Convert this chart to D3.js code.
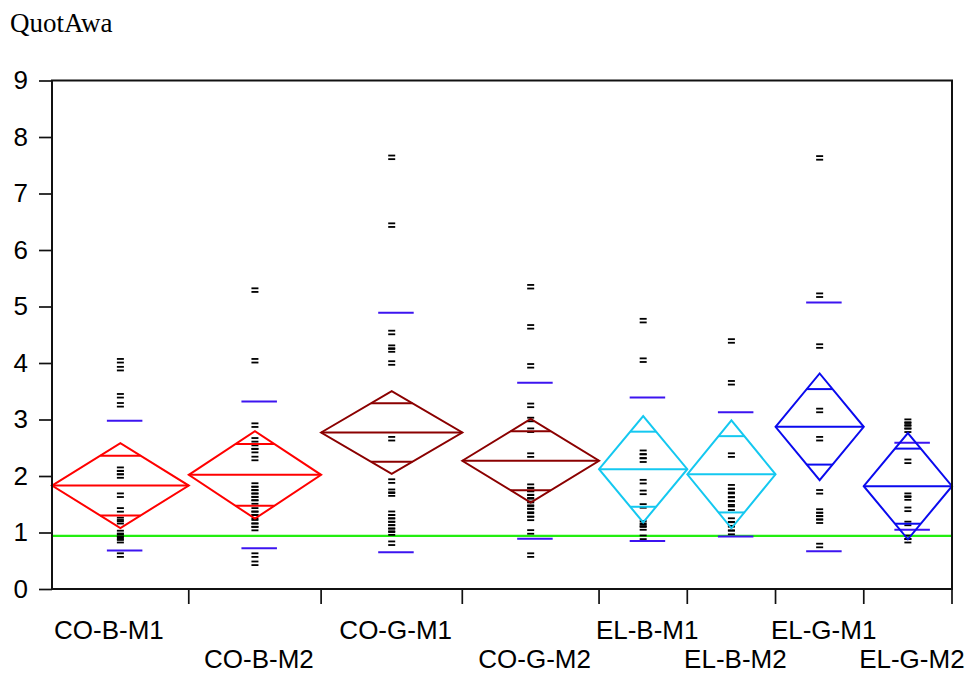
<!DOCTYPE html>
<html>
<head>
<meta charset="utf-8">
<script src="https://cdn.jsdelivr.net/npm/d3@7"></script>
<style>
  html, body { margin: 0; padding: 0; background: #fff; }
  svg { display: block; }
</style>
</head>
<body>
<svg id="chart" width="967" height="675"></svg>
<script>
// Groups, in plotting order
const categories = ["CO-B-M1", "CO-B-M2", "CO-G-M1", "CO-G-M2", "EL-B-M1", "EL-B-M2", "EL-G-M1", "EL-G-M2"];
// Group sizes (set each group's width on the axis)
const groupN = [31, 30, 32, 31, 20, 20, 20, 20];
// Group means, 95% confidence half-widths and standard deviations
const means  = [1.83, 2.02, 2.77, 2.27, 2.12, 2.03, 2.87, 1.82];
const ciHalf = [0.75, 0.775, 0.73, 0.74, 0.94, 0.955, 0.945, 0.94];
const stdDev = [1.15, 1.30, 2.12, 1.38, 1.27, 1.10, 2.20, 0.77];
// Diamond colours per group
const diamondColors = ["#ff0000", "#ff0000", "#8b0000", "#8b0000", "#14c8f0", "#14c8f0", "#0a0aee", "#0a0aee"];
// Observations per group
const obsCOBM1 = [4.04, 3.90, 3.42, 3.26, 2.12, 2.06, 2.00, 1.66, 1.40, 1.23, 1.19, 1.00, 0.95, 0.90, 0.855, 0.60];
const obsCOBM2 = [5.29, 4.04, 2.90, 2.64, 2.51, 2.45, 2.31, 1.84, 1.78, 1.72, 1.66, 1.60, 1.54, 1.40, 1.34, 1.28, 1.19, 1.13, 1.07, 0.60, 0.455];
const obsCOGM1 = [7.64, 6.44, 4.54, 4.28, 4.23, 4.00, 2.66, 1.91, 1.73, 1.68, 1.34, 1.28, 1.22, 1.16, 1.10, 1.04, 0.99, 0.81];
const obsCOGM2 = [5.35, 4.64, 3.95, 3.25, 3.00, 2.81, 2.37, 1.82, 1.76, 1.70, 1.63, 1.58, 1.50, 1.45, 1.39, 1.31, 1.25, 1.01, 0.60];
const obsELBM1 = [4.75, 4.05, 2.42, 2.35, 2.28, 1.90, 1.71, 1.47, 1.17, 1.13, 1.08, 0.915];
const obsELBM2 = [4.39, 3.65, 2.37, 1.81, 1.74, 1.66, 1.59, 1.52, 1.43, 1.22, 1.15, 1.07, 1.00];
const obsELGM1 = [7.63, 5.20, 4.30, 3.16, 2.66, 1.72, 1.38, 1.32, 1.26, 1.20, 0.77];
const obsELGM2 = [2.97, 2.92, 2.87, 2.81, 2.26, 1.66, 1.61, 1.41, 1.16, 0.915, 0.855];
const observations = [obsCOBM1, obsCOBM2, obsCOGM1, obsCOGM2, obsELBM1, obsELBM2, obsELGM1, obsELGM2];
// Reference line value
const refValue = [0.94];
// Y axis ticks
const yTicks = [0, 1, 2, 3, 4, 5, 6, 7, 8, 9];
const yTitle = "QuotAwa";

const svg = d3.select("#chart");
const frame = { left: 52, right: 952, top: 80.5, bottom: 589 };

const y = d3.scaleLinear().domain([0, 9]).range([frame.bottom, frame.top]);

// Cumulative group sizes give the group boundaries on a linear scale
const cum = [0];
groupN.forEach(n => cum.push(cum[cum.length - 1] + n));
const xN = d3.scaleLinear().domain([0, cum[cum.length - 1]]).range([frame.left, frame.right]);

const groups = categories.map((c, i) => ({
  name: c,
  x0: xN(cum[i]),
  x1: xN(cum[i + 1]),
  xc: xN((cum[i] + cum[i + 1]) / 2),
  mean: means[i],
  ci: ciHalf[i],
  sd: stdDev[i],
  color: diamondColors[i],
  obs: observations[i]
}));

// Title
svg.append("text")
  .attr("x", 10).attr("y", 32)
  .attr("font-family", "'Liberation Serif', 'Times New Roman', serif")
  .attr("font-size", 27)
  .attr("fill", "#000")
  .text(yTitle);

// Y axis
const yAxis = d3.axisLeft(y).tickValues(yTicks).tickSize(13).tickPadding(11).tickFormat(d3.format("d"));
const gy = svg.append("g").attr("transform", `translate(${frame.left},0)`).call(yAxis);
gy.select(".domain").remove();
gy.selectAll(".tick line").attr("stroke", "#111").attr("stroke-width", 1.7);
gy.selectAll(".tick text")
  .attr("font-family", "'Liberation Sans', Arial, sans-serif")
  .attr("font-size", 26)
  .attr("fill", "#000");

// Reference line
const plot = svg.append("g");
plot.selectAll("line.ref").data(refValue).join("line")
  .attr("class", "ref")
  .attr("x1", frame.left).attr("x2", frame.right)
  .attr("y1", d => y(d)).attr("y2", d => y(d))
  .attr("stroke", "#22ee10").attr("stroke-width", 2.2);

// Observations drawn as small double-dash markers at the group centre
const mk = plot.append("g");
groups.forEach(g => {
  g.obs.forEach(v => {
    const cy = y(v);
    mk.append("rect").attr("x", g.xc - 3.5).attr("y", cy - 2.7).attr("width", 7).attr("height", 1.8).attr("fill", "#000");
    mk.append("rect").attr("x", g.xc - 3.5).attr("y", cy + 0.9).attr("width", 7).attr("height", 1.8).attr("fill", "#000");
  });
});

// Standard-deviation lines
groups.forEach(g => {
  [g.mean + g.sd, g.mean - g.sd].forEach(v => {
    plot.append("line")
      .attr("x1", g.xc - 13.5).attr("x2", g.xc + 22)
      .attr("y1", y(v)).attr("y2", y(v))
      .attr("stroke", "#3c14f0").attr("stroke-width", 2);
  });
});

// Means diamonds with overlap marks
groups.forEach(g => {
  const top = y(g.mean + g.ci), bot = y(g.mean - g.ci), mid = y(g.mean);
  const gd = plot.append("g").attr("fill", "none").attr("stroke", g.color).attr("stroke-width", 2);
  gd.append("path")
    .attr("d", `M${g.x0},${mid}L${g.xc},${top}L${g.x1},${mid}L${g.xc},${bot}Z`)
    .attr("stroke-linejoin", "miter");
  gd.append("line").attr("x1", g.x0).attr("x2", g.x1).attr("y1", mid).attr("y2", mid);
  const half = (g.x1 - g.x0) / 2;
  const f = 1 / Math.SQRT2;
  [g.mean + g.ci * f, g.mean - g.ci * f].forEach(v => {
    const w = half * (1 - f);
    gd.append("line").attr("x1", g.xc - w).attr("x2", g.xc + w).attr("y1", y(v)).attr("y2", y(v));
  });
});

// Frame
svg.append("rect")
  .attr("x", frame.left).attr("y", frame.top)
  .attr("width", frame.right - frame.left).attr("height", frame.bottom - frame.top)
  .attr("fill", "none").attr("stroke", "#111").attr("stroke-width", 2);

// X ticks at the group boundaries
svg.append("g").selectAll("line").data(cum.slice(1)).join("line")
  .attr("x1", d => xN(d)).attr("x2", d => xN(d))
  .attr("y1", frame.bottom).attr("y2", frame.bottom + 15)
  .attr("stroke", "#111").attr("stroke-width", 1.7);

// Group labels on two staggered rows; the first one sits flush with the frame
svg.append("g").selectAll("text").data(groups).join("text")
  .attr("x", (d, i) => i === 0 ? frame.left + 2 : d.xc + 4)
  .attr("y", (d, i) => i % 2 === 0 ? 639 : 668)
  .attr("text-anchor", (d, i) => i === 0 ? "start" : "middle")
  .attr("font-family", "'Liberation Sans', Arial, sans-serif")
  .attr("font-size", 26)
  .attr("fill", "#000")
  .text(d => d.name);
</script>
</body>
</html>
____
Transcribe the material exactly, leaving every picture out.

Convert this chart to D3.js code.
<!DOCTYPE html>
<html>
<head>
<meta charset="utf-8">
<script src="https://cdn.jsdelivr.net/npm/d3@7"></script>
<style>
  html, body { margin: 0; padding: 0; background: #fff; }
  svg { display: block; }
</style>
</head>
<body>
<svg id="chart" width="967" height="675"></svg>
<script>
// Groups, in plotting order
const categories = ["CO-B-M1", "CO-B-M2", "CO-G-M1", "CO-G-M2", "EL-B-M1", "EL-B-M2", "EL-G-M1", "EL-G-M2"];
// Group sizes (set each group's width on the axis)
const groupN = [31, 30, 32, 31, 20, 20, 20, 20];
// Group means, 95% confidence half-widths and standard deviations
const means  = [1.83, 2.02, 2.77, 2.27, 2.12, 2.03, 2.87, 1.82];
const ciHalf = [0.75, 0.775, 0.73, 0.74, 0.94, 0.955, 0.945, 0.94];
const stdDev = [1.15, 1.30, 2.12, 1.38, 1.27, 1.10, 2.20, 0.77];
// Diamond colours per group
const diamondColors = ["#ff0000", "#ff0000", "#8b0000", "#8b0000", "#14c8f0", "#14c8f0", "#0a0aee", "#0a0aee"];
// Observations per group
const obsCOBM1 = [4.04, 3.90, 3.42, 3.26, 2.12, 2.06, 2.00, 1.66, 1.40, 1.23, 1.19, 1.00, 0.95, 0.90, 0.855, 0.60];
const obsCOBM2 = [5.29, 4.04, 2.90, 2.64, 2.51, 2.45, 2.31, 1.84, 1.78, 1.72, 1.66, 1.60, 1.54, 1.40, 1.34, 1.28, 1.19, 1.13, 1.07, 0.60, 0.455];
const obsCOGM1 = [7.64, 6.44, 4.54, 4.28, 4.23, 4.00, 2.66, 1.91, 1.73, 1.68, 1.34, 1.28, 1.22, 1.16, 1.10, 1.04, 0.99, 0.81];
const obsCOGM2 = [5.35, 4.64, 3.95, 3.25, 3.00, 2.81, 2.37, 1.82, 1.76, 1.70, 1.63, 1.58, 1.50, 1.45, 1.39, 1.31, 1.25, 1.01, 0.60];
const obsELBM1 = [4.75, 4.05, 2.42, 2.35, 2.28, 1.90, 1.71, 1.47, 1.17, 1.13, 1.08, 0.915];
const obsELBM2 = [4.39, 3.65, 2.37, 1.81, 1.74, 1.66, 1.59, 1.52, 1.43, 1.22, 1.15, 1.07, 1.00];
const obsELGM1 = [7.63, 5.20, 4.30, 3.16, 2.66, 1.72, 1.38, 1.32, 1.26, 1.20, 0.77];
const obsELGM2 = [2.97, 2.92, 2.87, 2.81, 2.26, 1.66, 1.61, 1.41, 1.16, 0.915, 0.855];
const observations = [obsCOBM1, obsCOBM2, obsCOGM1, obsCOGM2, obsELBM1, obsELBM2, obsELGM1, obsELGM2];
// Reference line value
const refValue = [0.94];
// Y axis ticks
const yTicks = [0, 1, 2, 3, 4, 5, 6, 7, 8, 9];
const yTitle = "QuotAwa";

const svg = d3.select("#chart");
const frame = { left: 52, right: 952, top: 80.5, bottom: 589 };

const y = d3.scaleLinear().domain([0, 9]).range([frame.bottom, frame.top]);

// Cumulative group sizes give the group boundaries on a linear scale
const cum = [0];
groupN.forEach(n => cum.push(cum[cum.length - 1] + n));
const xN = d3.scaleLinear().domain([0, cum[cum.length - 1]]).range([frame.left, frame.right]);

const groups = categories.map((c, i) => ({
  name: c,
  x0: xN(cum[i]),
  x1: xN(cum[i + 1]),
  xc: xN((cum[i] + cum[i + 1]) / 2),
  mean: means[i],
  ci: ciHalf[i],
  sd: stdDev[i],
  color: diamondColors[i],
  obs: observations[i]
}));

// Title
svg.append("text")
  .attr("x", 10).attr("y", 32)
  .attr("font-family", "'Liberation Serif', 'Times New Roman', serif")
  .attr("font-size", 27)
  .attr("fill", "#000")
  .text(yTitle);

// Y axis
const yAxis = d3.axisLeft(y).tickValues(yTicks).tickSize(13).tickPadding(11).tickFormat(d3.format("d"));
const gy = svg.append("g").attr("transform", `translate(${frame.left},0)`).call(yAxis);
gy.select(".domain").remove();
gy.selectAll(".tick line").attr("stroke", "#111").attr("stroke-width", 1.7);
gy.selectAll(".tick text")
  .attr("font-family", "'Liberation Sans', Arial, sans-serif")
  .attr("font-size", 26)
  .attr("fill", "#000");

// Reference line
const plot = svg.append("g");
plot.selectAll("line.ref").data(refValue).join("line")
  .attr("class", "ref")
  .attr("x1", frame.left).attr("x2", frame.right)
  .attr("y1", d => y(d)).attr("y2", d => y(d))
  .attr("stroke", "#22ee10").attr("stroke-width", 2.2);

// Observations drawn as small double-dash markers at the group centre
const mk = plot.append("g");
groups.forEach(g => {
  g.obs.forEach(v => {
    const cy = y(v);
    mk.append("rect").attr("x", g.xc - 3.5).attr("y", cy - 2.7).attr("width", 7).attr("height", 1.8).attr("fill", "#000");
    mk.append("rect").attr("x", g.xc - 3.5).attr("y", cy + 0.9).attr("width", 7).attr("height", 1.8).attr("fill", "#000");
  });
});

// Standard-deviation lines
groups.forEach(g => {
  [g.mean + g.sd, g.mean - g.sd].forEach(v => {
    plot.append("line")
      .attr("x1", g.xc - 13.5).attr("x2", g.xc + 22)
      .attr("y1", y(v)).attr("y2", y(v))
      .attr("stroke", "#3c14f0").attr("stroke-width", 2);
  });
});

// Means diamonds with overlap marks
groups.forEach(g => {
  const top = y(g.mean + g.ci), bot = y(g.mean - g.ci), mid = y(g.mean);
  const gd = plot.append("g").attr("fill", "none").attr("stroke", g.color).attr("stroke-width", 2);
  gd.append("path")
    .attr("d", `M${g.x0},${mid}L${g.xc},${top}L${g.x1},${mid}L${g.xc},${bot}Z`)
    .attr("stroke-linejoin", "miter");
  gd.append("line").attr("x1", g.x0).attr("x2", g.x1).attr("y1", mid).attr("y2", mid);
  const half = (g.x1 - g.x0) / 2;
  const f = 1 / Math.SQRT2;
  [g.mean + g.ci * f, g.mean - g.ci * f].forEach(v => {
    const w = half * (1 - f);
    gd.append("line").attr("x1", g.xc - w).attr("x2", g.xc + w).attr("y1", y(v)).attr("y2", y(v));
  });
});

// Frame
svg.append("rect")
  .attr("x", frame.left).attr("y", frame.top)
  .attr("width", frame.right - frame.left).attr("height", frame.bottom - frame.top)
  .attr("fill", "none").attr("stroke", "#111").attr("stroke-width", 2);

// X ticks at the group boundaries
svg.append("g").selectAll("line").data(cum.slice(1)).join("line")
  .attr("x1", d => xN(d)).attr("x2", d => xN(d))
  .attr("y1", frame.bottom).attr("y2", frame.bottom + 15)
  .attr("stroke", "#111").attr("stroke-width", 1.7);

// Group labels on two staggered rows; the first one sits flush with the frame
svg.append("g").selectAll("text").data(groups).join("text")
  .attr("x", (d, i) => i === 0 ? frame.left + 2 : d.xc + 4)
  .attr("y", (d, i) => i % 2 === 0 ? 639 : 668)
  .attr("text-anchor", (d, i) => i === 0 ? "start" : "middle")
  .attr("font-family", "'Liberation Sans', Arial, sans-serif")
  .attr("font-size", 26)
  .attr("fill", "#000")
  .text(d => d.name);
</script>
</body>
</html>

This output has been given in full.